(Code that draws figures)
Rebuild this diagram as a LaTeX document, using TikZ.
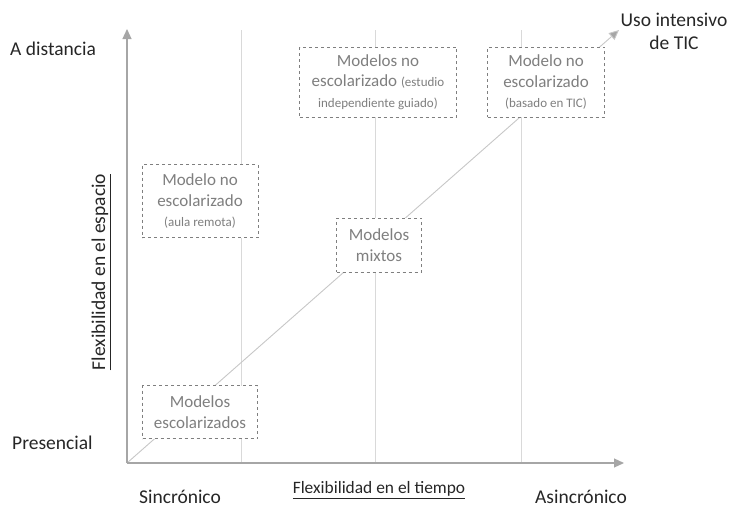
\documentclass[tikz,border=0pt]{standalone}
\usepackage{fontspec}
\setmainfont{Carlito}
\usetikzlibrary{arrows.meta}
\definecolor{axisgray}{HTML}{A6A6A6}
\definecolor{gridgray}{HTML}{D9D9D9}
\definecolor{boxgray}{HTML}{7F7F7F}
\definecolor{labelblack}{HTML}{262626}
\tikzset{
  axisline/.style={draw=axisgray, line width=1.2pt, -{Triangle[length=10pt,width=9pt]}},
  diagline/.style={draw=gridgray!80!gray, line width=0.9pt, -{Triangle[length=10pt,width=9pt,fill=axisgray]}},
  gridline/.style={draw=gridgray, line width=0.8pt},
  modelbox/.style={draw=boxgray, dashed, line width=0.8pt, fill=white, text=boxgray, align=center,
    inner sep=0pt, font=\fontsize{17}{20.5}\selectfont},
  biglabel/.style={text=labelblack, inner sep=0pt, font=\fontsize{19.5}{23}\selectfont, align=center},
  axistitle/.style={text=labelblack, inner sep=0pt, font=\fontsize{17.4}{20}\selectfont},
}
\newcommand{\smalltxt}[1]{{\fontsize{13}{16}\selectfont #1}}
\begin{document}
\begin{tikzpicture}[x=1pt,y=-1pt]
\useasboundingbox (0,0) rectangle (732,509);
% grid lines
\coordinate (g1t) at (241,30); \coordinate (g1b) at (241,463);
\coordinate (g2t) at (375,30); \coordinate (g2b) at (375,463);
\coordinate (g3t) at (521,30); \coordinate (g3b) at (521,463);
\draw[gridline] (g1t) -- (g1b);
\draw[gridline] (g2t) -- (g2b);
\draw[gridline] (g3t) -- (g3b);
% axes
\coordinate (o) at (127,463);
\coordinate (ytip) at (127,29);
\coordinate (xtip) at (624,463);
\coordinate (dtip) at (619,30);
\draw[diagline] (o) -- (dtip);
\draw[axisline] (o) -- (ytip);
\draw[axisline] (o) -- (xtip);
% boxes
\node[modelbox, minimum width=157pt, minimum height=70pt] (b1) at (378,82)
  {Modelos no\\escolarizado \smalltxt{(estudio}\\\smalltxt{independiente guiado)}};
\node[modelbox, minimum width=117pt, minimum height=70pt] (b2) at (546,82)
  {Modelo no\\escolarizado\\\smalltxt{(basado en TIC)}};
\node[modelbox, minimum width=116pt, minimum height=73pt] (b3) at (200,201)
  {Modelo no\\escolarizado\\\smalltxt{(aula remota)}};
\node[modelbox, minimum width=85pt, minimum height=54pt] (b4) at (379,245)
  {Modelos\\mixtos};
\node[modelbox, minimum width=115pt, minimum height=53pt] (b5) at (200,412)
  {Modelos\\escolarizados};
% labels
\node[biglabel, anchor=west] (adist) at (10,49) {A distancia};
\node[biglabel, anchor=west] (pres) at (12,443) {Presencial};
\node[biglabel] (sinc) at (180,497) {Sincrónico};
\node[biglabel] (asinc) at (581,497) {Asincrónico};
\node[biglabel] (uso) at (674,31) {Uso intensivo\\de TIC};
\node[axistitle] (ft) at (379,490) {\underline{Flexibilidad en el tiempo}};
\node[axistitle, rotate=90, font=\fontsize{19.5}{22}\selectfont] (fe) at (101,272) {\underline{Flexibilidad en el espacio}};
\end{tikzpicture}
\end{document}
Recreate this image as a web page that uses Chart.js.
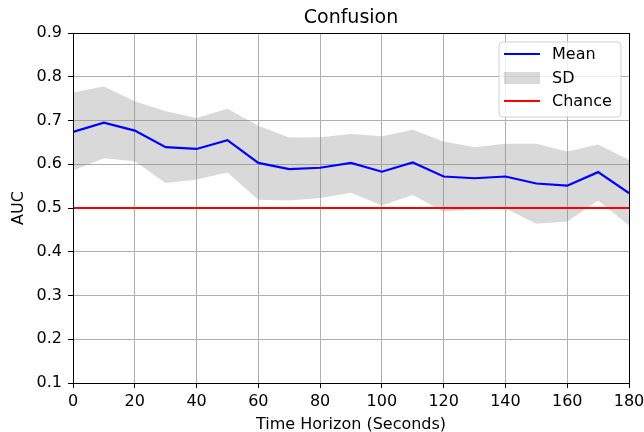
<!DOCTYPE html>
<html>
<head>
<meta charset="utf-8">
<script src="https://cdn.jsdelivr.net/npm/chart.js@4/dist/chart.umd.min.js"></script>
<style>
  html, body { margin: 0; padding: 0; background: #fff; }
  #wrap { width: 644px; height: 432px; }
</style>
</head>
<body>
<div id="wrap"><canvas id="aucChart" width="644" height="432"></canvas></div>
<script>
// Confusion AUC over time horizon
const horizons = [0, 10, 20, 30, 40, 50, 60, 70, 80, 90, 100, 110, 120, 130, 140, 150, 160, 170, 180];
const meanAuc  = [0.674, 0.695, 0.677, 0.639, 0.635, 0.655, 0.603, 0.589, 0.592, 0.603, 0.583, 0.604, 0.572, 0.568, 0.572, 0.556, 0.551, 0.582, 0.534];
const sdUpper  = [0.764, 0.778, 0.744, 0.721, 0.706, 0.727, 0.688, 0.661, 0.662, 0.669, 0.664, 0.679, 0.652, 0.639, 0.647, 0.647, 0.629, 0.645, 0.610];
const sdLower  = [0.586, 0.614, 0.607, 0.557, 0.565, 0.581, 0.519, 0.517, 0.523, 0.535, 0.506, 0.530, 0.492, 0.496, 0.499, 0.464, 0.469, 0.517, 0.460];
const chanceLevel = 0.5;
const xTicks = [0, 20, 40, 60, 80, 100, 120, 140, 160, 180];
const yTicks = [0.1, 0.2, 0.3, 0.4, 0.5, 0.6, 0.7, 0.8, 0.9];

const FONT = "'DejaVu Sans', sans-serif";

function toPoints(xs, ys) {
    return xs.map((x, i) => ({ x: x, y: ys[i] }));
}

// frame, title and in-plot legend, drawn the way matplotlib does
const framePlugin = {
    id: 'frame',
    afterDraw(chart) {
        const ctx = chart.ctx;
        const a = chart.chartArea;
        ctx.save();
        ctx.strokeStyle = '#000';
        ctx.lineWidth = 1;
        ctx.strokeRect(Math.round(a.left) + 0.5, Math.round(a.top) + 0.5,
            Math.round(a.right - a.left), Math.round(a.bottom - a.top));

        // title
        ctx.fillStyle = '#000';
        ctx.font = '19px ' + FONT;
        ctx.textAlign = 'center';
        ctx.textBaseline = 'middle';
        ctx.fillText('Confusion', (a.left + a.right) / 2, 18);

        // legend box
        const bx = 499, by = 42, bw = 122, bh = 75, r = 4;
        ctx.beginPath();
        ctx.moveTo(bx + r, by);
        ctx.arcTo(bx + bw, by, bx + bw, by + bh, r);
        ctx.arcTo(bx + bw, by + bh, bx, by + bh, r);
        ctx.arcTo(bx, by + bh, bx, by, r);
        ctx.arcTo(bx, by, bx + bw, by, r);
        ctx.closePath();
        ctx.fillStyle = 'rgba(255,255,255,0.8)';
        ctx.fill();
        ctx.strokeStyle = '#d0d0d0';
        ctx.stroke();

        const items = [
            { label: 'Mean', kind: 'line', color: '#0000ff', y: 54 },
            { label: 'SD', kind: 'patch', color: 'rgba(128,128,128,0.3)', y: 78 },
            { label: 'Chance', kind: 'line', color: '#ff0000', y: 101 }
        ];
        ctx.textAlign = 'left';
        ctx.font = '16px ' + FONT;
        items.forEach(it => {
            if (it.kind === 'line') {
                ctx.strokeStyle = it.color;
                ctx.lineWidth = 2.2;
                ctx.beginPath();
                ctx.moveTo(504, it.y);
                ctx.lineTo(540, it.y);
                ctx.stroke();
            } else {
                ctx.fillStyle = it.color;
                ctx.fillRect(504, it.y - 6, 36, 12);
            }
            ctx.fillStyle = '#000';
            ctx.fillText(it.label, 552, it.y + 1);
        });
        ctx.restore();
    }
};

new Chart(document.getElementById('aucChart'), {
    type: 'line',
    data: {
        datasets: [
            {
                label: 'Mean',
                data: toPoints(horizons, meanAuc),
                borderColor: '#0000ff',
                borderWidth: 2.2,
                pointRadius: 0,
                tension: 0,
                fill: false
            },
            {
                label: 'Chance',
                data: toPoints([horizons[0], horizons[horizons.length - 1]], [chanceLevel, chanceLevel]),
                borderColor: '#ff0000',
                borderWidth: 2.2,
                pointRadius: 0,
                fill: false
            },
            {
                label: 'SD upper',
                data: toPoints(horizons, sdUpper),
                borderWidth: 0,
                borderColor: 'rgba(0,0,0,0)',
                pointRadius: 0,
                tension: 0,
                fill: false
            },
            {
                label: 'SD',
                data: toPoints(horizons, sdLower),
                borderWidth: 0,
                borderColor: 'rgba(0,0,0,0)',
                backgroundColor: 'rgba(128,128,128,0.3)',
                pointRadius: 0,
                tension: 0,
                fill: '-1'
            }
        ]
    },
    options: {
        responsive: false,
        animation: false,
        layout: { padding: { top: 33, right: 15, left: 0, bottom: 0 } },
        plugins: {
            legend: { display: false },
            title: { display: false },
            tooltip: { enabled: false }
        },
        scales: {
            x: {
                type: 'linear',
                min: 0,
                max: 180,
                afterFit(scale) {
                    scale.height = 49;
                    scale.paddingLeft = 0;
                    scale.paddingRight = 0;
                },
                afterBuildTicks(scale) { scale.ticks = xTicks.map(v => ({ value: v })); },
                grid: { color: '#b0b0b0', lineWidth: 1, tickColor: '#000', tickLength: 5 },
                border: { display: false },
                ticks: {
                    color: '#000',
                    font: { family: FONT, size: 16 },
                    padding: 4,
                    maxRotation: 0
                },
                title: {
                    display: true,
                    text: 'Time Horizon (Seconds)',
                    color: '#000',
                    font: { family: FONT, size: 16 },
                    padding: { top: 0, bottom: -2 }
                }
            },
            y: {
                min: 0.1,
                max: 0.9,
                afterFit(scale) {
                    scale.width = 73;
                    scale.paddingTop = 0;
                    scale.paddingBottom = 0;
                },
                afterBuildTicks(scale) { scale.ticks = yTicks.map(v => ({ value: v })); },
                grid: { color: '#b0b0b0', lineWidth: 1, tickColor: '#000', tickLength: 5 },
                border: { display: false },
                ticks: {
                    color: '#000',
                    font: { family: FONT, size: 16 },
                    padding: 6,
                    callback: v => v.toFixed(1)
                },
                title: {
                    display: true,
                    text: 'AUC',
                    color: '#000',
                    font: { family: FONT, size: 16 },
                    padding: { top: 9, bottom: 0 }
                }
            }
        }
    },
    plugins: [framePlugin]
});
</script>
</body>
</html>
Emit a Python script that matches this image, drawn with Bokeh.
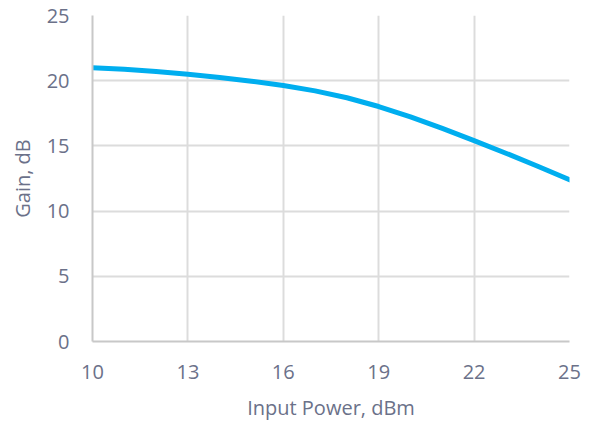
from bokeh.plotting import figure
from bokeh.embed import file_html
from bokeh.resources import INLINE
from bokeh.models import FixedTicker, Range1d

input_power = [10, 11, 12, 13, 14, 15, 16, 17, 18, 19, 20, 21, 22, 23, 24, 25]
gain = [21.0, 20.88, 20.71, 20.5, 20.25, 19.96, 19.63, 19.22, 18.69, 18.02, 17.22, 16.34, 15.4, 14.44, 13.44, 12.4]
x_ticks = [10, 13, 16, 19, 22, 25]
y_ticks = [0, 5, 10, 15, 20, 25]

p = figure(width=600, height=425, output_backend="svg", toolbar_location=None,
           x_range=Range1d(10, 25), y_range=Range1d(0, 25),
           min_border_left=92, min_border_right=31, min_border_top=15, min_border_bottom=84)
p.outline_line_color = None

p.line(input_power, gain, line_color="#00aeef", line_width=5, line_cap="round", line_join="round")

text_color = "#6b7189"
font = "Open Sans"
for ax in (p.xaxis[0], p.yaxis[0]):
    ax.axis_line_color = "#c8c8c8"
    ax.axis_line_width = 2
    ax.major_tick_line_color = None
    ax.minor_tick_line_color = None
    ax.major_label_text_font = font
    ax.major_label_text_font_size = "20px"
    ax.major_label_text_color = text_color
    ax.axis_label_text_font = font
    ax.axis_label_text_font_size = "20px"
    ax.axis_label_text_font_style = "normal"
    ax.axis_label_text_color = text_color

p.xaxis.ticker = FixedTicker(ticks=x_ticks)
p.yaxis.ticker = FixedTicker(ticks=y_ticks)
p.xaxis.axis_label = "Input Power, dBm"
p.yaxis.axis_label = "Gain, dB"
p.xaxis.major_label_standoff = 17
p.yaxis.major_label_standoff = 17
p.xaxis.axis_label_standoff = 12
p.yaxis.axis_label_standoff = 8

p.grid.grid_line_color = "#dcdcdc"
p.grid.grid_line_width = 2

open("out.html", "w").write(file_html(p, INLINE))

Stated task:
Repeat exactly the lines above, from the line that contains "Recreate this image" down through the line that contains "ctx.fillText('Confusion', (a.left +". Include both of those lines and none of the pictures.

Answer to this task:
Recreate this image as a web page that uses Chart.js.
<!DOCTYPE html>
<html>
<head>
<meta charset="utf-8">
<script src="https://cdn.jsdelivr.net/npm/chart.js@4/dist/chart.umd.min.js"></script>
<style>
  html, body { margin: 0; padding: 0; background: #fff; }
  #wrap { width: 644px; height: 432px; }
</style>
</head>
<body>
<div id="wrap"><canvas id="aucChart" width="644" height="432"></canvas></div>
<script>
// Confusion AUC over time horizon
const horizons = [0, 10, 20, 30, 40, 50, 60, 70, 80, 90, 100, 110, 120, 130, 140, 150, 160, 170, 180];
const meanAuc  = [0.674, 0.695, 0.677, 0.639, 0.635, 0.655, 0.603, 0.589, 0.592, 0.603, 0.583, 0.604, 0.572, 0.568, 0.572, 0.556, 0.551, 0.582, 0.534];
const sdUpper  = [0.764, 0.778, 0.744, 0.721, 0.706, 0.727, 0.688, 0.661, 0.662, 0.669, 0.664, 0.679, 0.652, 0.639, 0.647, 0.647, 0.629, 0.645, 0.610];
const sdLower  = [0.586, 0.614, 0.607, 0.557, 0.565, 0.581, 0.519, 0.517, 0.523, 0.535, 0.506, 0.530, 0.492, 0.496, 0.499, 0.464, 0.469, 0.517, 0.460];
const chanceLevel = 0.5;
const xTicks = [0, 20, 40, 60, 80, 100, 120, 140, 160, 180];
const yTicks = [0.1, 0.2, 0.3, 0.4, 0.5, 0.6, 0.7, 0.8, 0.9];

const FONT = "'DejaVu Sans', sans-serif";

function toPoints(xs, ys) {
    return xs.map((x, i) => ({ x: x, y: ys[i] }));
}

// frame, title and in-plot legend, drawn the way matplotlib does
const framePlugin = {
    id: 'frame',
    afterDraw(chart) {
        const ctx = chart.ctx;
        const a = chart.chartArea;
        ctx.save();
        ctx.strokeStyle = '#000';
        ctx.lineWidth = 1;
        ctx.strokeRect(Math.round(a.left) + 0.5, Math.round(a.top) + 0.5,
            Math.round(a.right - a.left), Math.round(a.bottom - a.top));

        // title
        ctx.fillStyle = '#000';
        ctx.font = '19px ' + FONT;
        ctx.textAlign = 'center';
        ctx.textBaseline = 'middle';
        ctx.fillText('Confusion', (a.left + a.right) / 2, 18);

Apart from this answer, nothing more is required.